It’s 20 years this week since my mother died. That’s preposterous but also, apparently, factually accurate. My elder son was one and he turned 21 this spring (God, she loved him ferociously and would have loved my younger son, whom she never met, just as much yet differently, because she was good at that). It’s not that it feels recent, more as if it happened in another dimension, the foreign country of the past.
I am never sure about the etiquette of marking a death day. Isn’t it nicer – more polite, even – to focus on the person’s birthday? Usually I manage to skirt the issue by not remembering the exact date (I genuinely have to look up her obituary to check). Occasionally, someone else will remind me if they are in the mood to mark it, arousing a vague alarm: uh-oh, will there be emotions with a capital E? Like a cabinet minister sent to boarding school at seven, I find my emotions alarming and embarrassing and mostly try to squash them.
But it is true that we think about people we love dying and the day it happens, so surely it is better to mark the moment than to let it ambush you, maybe having to pull over when you’re driving because a particular Joni Mitchell track plays on the radio and you can’t see the road for tears. Isn’t that exactly where ritual helps? It gives the emotion a context and space for expression without frightening the horses (that’s me: I’m the horses). I have been thinking I might like that this year.
So what can you do to mark a deathversary, deathday, deathmas? See, those are awful – we definitely need a better word. It is odd most of us don’t have one, or a tradition like the Jewish Yahrzeit, though I’m not sure who I mean by “most of us” – atheists? The undecided? The emotionally repressed? My mother was brought up Catholic but lapsed, so although they do a good line in ritual, it won’t be mass. Latterly, she became a sort-of Quaker, so I could go along to a Quaker meeting because they are lovely, and in my experience sitting in shared silence for an hour is never wasted time. But those guys are awfully understated – that’s their whole deal – so it wouldn’t be very ceremonious.

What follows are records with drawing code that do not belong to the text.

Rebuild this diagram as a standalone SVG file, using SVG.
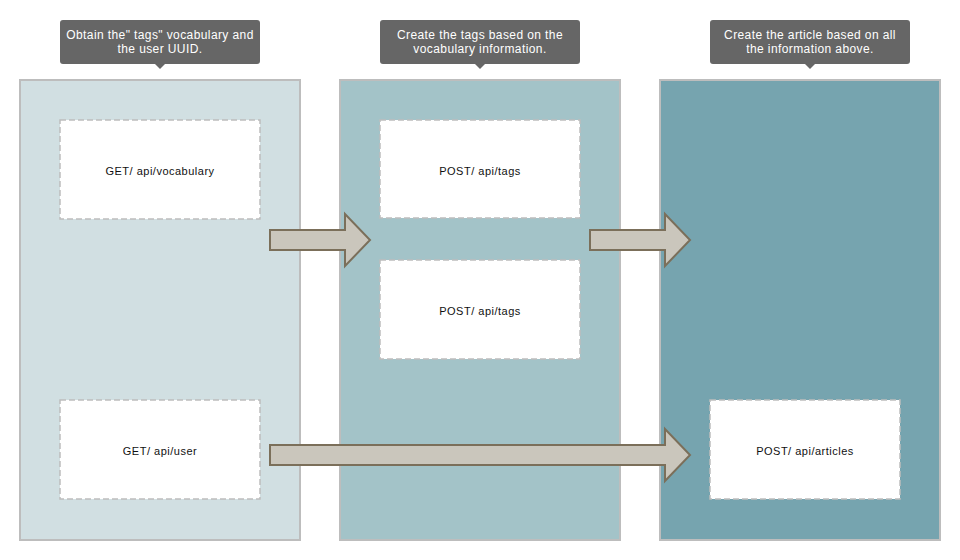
<svg xmlns="http://www.w3.org/2000/svg" width="960" height="560" viewBox="0 0 960 560">
<style>
.col{stroke:#bdbdbd;stroke-width:2}
.node{fill:#fff;stroke:#bdbdbd;stroke-width:1.5;stroke-dasharray:6 3}
.lbl{font-family:"Liberation Sans",Arial,sans-serif;font-size:11px;letter-spacing:0.5px;fill:#111;text-anchor:middle}
.tip{fill:#666}
.tipt{font-family:"Liberation Sans",Arial,sans-serif;font-size:12px;letter-spacing:0.4px;fill:#fff;text-anchor:middle}
.arrow{fill:#cac6bc;stroke:#7b6f5a;stroke-width:2;stroke-linejoin:miter}
</style>
<rect width="960" height="560" fill="#fff"/>
<g id="columns">
<rect class="col" x="20" y="80" width="280" height="460" fill="#d1dfe2"/>
<rect class="col" x="340" y="80" width="280" height="460" fill="#a3c3c8"/>
<rect class="col" x="660" y="80" width="280" height="460" fill="#76a4af"/>
</g>
<g id="tooltips">
<g id="tip1">
<rect class="tip" x="60" y="20" width="200" height="44" rx="3"/>
<path class="tip" d="M155 64 L160 69 L165 64 Z"/>
<text class="tipt" x="160" y="39">Obtain the" tags" vocabulary and</text>
<text class="tipt" x="160" y="53">the user UUID.</text>
</g>
<g id="tip2">
<rect class="tip" x="380" y="20" width="200" height="44" rx="3"/>
<path class="tip" d="M475 64 L480 69 L485 64 Z"/>
<text class="tipt" x="480" y="39">Create the tags based on the</text>
<text class="tipt" x="480" y="53">vocabulary information.</text>
</g>
<g id="tip3">
<rect class="tip" x="710" y="20" width="200" height="44" rx="3"/>
<path class="tip" d="M805 64 L810 69 L815 64 Z"/>
<text class="tipt" x="810" y="39">Create the article based on all</text>
<text class="tipt" x="810" y="53">the information above.</text>
</g>
</g>
<g id="n1">
<rect class="node" x="60" y="120" width="200" height="99"/>
<text class="lbl" x="160" y="175">GET/ api/vocabulary</text>
</g>
<g id="n2">
<rect class="node" x="380" y="120" width="200" height="98"/>
<text class="lbl" x="480" y="175">POST/ api/tags</text>
</g>
<g id="n3">
<rect class="node" x="380" y="260" width="200" height="99"/>
<text class="lbl" x="480" y="315">POST/ api/tags</text>
</g>
<g id="n4">
<rect class="node" x="60" y="400" width="200" height="99"/>
<text class="lbl" x="160" y="455">GET/ api/user</text>
</g>
<g id="n5">
<rect class="node" x="710" y="400" width="190" height="99"/>
<text class="lbl" x="805" y="455">POST/ api/articles</text>
</g>
<g id="connectors">
<path class="arrow" d="M270 230 L345 230 L345 214 L370 240 L345 266 L345 250 L270 250 Z"/>
<path class="arrow" d="M590 230 L665 230 L665 214 L690 240 L665 266 L665 250 L590 250 Z"/>
<path class="arrow" d="M270 445 L665 445 L665 429 L690 455 L665 481 L665 465 L270 465 Z"/>
</g>
</svg>
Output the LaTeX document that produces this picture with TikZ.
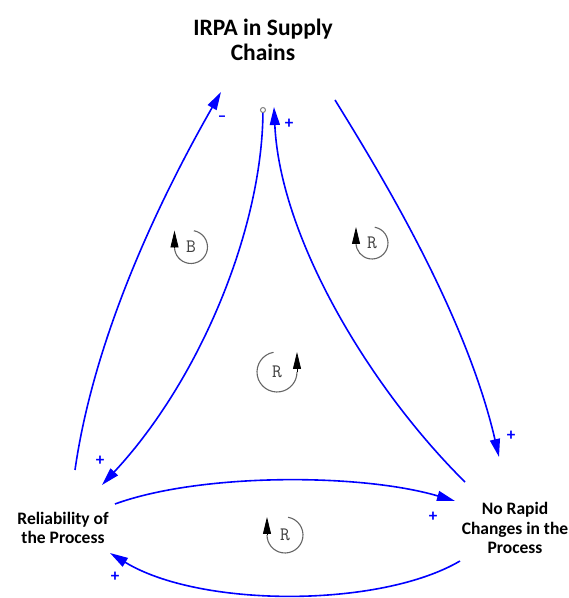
\documentclass[tikz,border=0pt]{standalone}
\usepackage{fontspec}
\setmainfont{Carlito}
\usetikzlibrary{arrows.meta}
\tikzset{title/.style={font=\bfseries\fontsize{23.5}{25}\selectfont,align=center,inner sep=0pt}}
\tikzset{varnode/.style={font=\bfseries\fontsize{17.5}{19.5}\selectfont,align=center,inner sep=0pt}}
\tikzset{link/.style={draw=blue,line width=1.6pt,-{Triangle[length=18pt,width=10pt]}}}
\tikzset{sign/.style={text=blue,font=\bfseries\fontsize{17}{17}\selectfont,inner sep=0pt}}
\tikzset{loopletter/.style={text=black!75,font=\ttfamily\fontsize{19}{19}\selectfont,inner sep=0pt}}
\tikzset{looparc/.style={draw=black!60,line width=1.1pt}}
\tikzset{loophead/.style={draw=black,line width=0.8pt,-{Triangle[length=17pt,width=8pt]}}}
% loop sign, arrow on the left
\newcommand{\loopleft}[4]{%
  \begin{scope}[shift={(#1)}]
    \node[loopletter](#4){#3};
    \draw[looparc](80:#2) arc (80:-180:#2);
    \draw[loophead](180:#2) -- ++(0,#2);
  \end{scope}}
% loop sign, arrow on the right
\newcommand{\loopright}[4]{%
  \begin{scope}[shift={(#1)}]
    \node[loopletter](#4){#3};
    \draw[looparc](100:#2) arc (100:360:#2);
    \draw[loophead](0:#2) -- ++(0,#2);
  \end{scope}}

\begin{document}
\begin{tikzpicture}[x=1pt,y=1pt]
\useasboundingbox (0,0) rectangle (569,598);
\node[title](irpa) at (263,558){IRPA in Supply\\Chains};
\node[varnode](rel) at (63,70){Reliability of\\the Process};
\node[varnode](chg) at (515,70){No Rapid\\Changes in the\\Process};
\draw[link]([shift={(12,58)}]rel.center) .. controls +(20,140) and +(-56,-98) .. ([shift={(-42,-52)}]irpa.center)
  node[sign,at end,xshift=1pt,yshift=-27pt](s1){–};
\draw[link,{Circle[open,length=6pt,color=gray,line width=1pt]}-{Triangle[length=18pt,width=10pt]}]
  ([shift={(0,-67)}]irpa.center) .. controls +(-1,-122) and +(98,105) .. ([shift={(39,43)}]rel.center)
  node[sign,at end,xshift=-2pt,yshift=24pt](s2){+};
\draw[link]([shift={(-50,46)}]chg.center) .. controls +(-95,94) and +(6,-131) .. ([shift={(11,-67)}]irpa.center)
  node[sign,at end,xshift=15pt,yshift=-17pt](s3){+};
\draw[link]([shift={(72,-60)}]irpa.center) .. controls +(40,-65) and +(-34,147) .. ([shift={(-16,71)}]chg.center)
  node[sign,at end,xshift=12pt,yshift=21pt](s4){+};
\draw[link]([shift={(52,24)}]rel.center) .. controls +(85,31) and +(-95,28) .. ([shift={(-60,27)}]chg.center)
  node[sign,at end,xshift=-22pt,yshift=-16pt](s5){+};
\draw[link]([shift={(-55,-33)}]chg.center) .. controls +(-80,-47) and +(90,-55) .. ([shift={(47,-25)}]rel.center)
  node[sign,at end,xshift=5pt,yshift=-24pt](s6){+};
\loopleft{191,351}{16.5}{B}{loopb}
\loopleft{372,355}{16}{R}{loopr1}
\loopright{277,226}{20}{R}{loopr2}
\loopleft{285,63}{18}{R}{loopr3}
\end{tikzpicture}
\end{document}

It seems other cultures do this better. There’s the night-and-day-long burning Yahrzeit candle, simple and lovely. China and Japan have words and rituals for death days; they give alms in Sri Lanka, and prepare an anniversary banquet with the dead person’s favourite foods in Vietnam (Mum’s would mainly be chips – and none the worse for that). I like the Korean custom that involves preparing a ceremonial table to honour your loved one. I think a death anniversary bed would be even better for Mum, who loved hers: ironed white bedlinen, topped with several packets of Walkers cheese and onion and a glass of Taittinger, a radio broadcasting BBC Radio 3’s Private Passions, a Gillies of the Scottish Highlands she so loved, binoculars for the birds, scented mimosa, a pile of novels and her friends and family dropping in, but also leaving her in peace. That sounds like her kind of heaven.
It is funny – another wrong word – that she died so close to All Souls, Christianity’s collective death day. Now the season is all skull-shaped crumpets and web-effect gel nails, but originally it was a time to honour our dead (and cake, in the form of “soul cakes”, because God forbid we do anything without cake). Without that, we are left to make up our own – or, like me, fail to.
But speaking of cake, unless anyone has any bright ideas, I will probably end up doing what we always do at moments of high emotion, what she loved doing and what we did the day after she died: go to Betty’s tearoom in York. That haven of peace, civility and fondant fancies is the closest thing we have to a place of worship in our family. “Multigrain toast and a pot of tearoom blend day” isn’t very catchy, but perhaps it’s just right.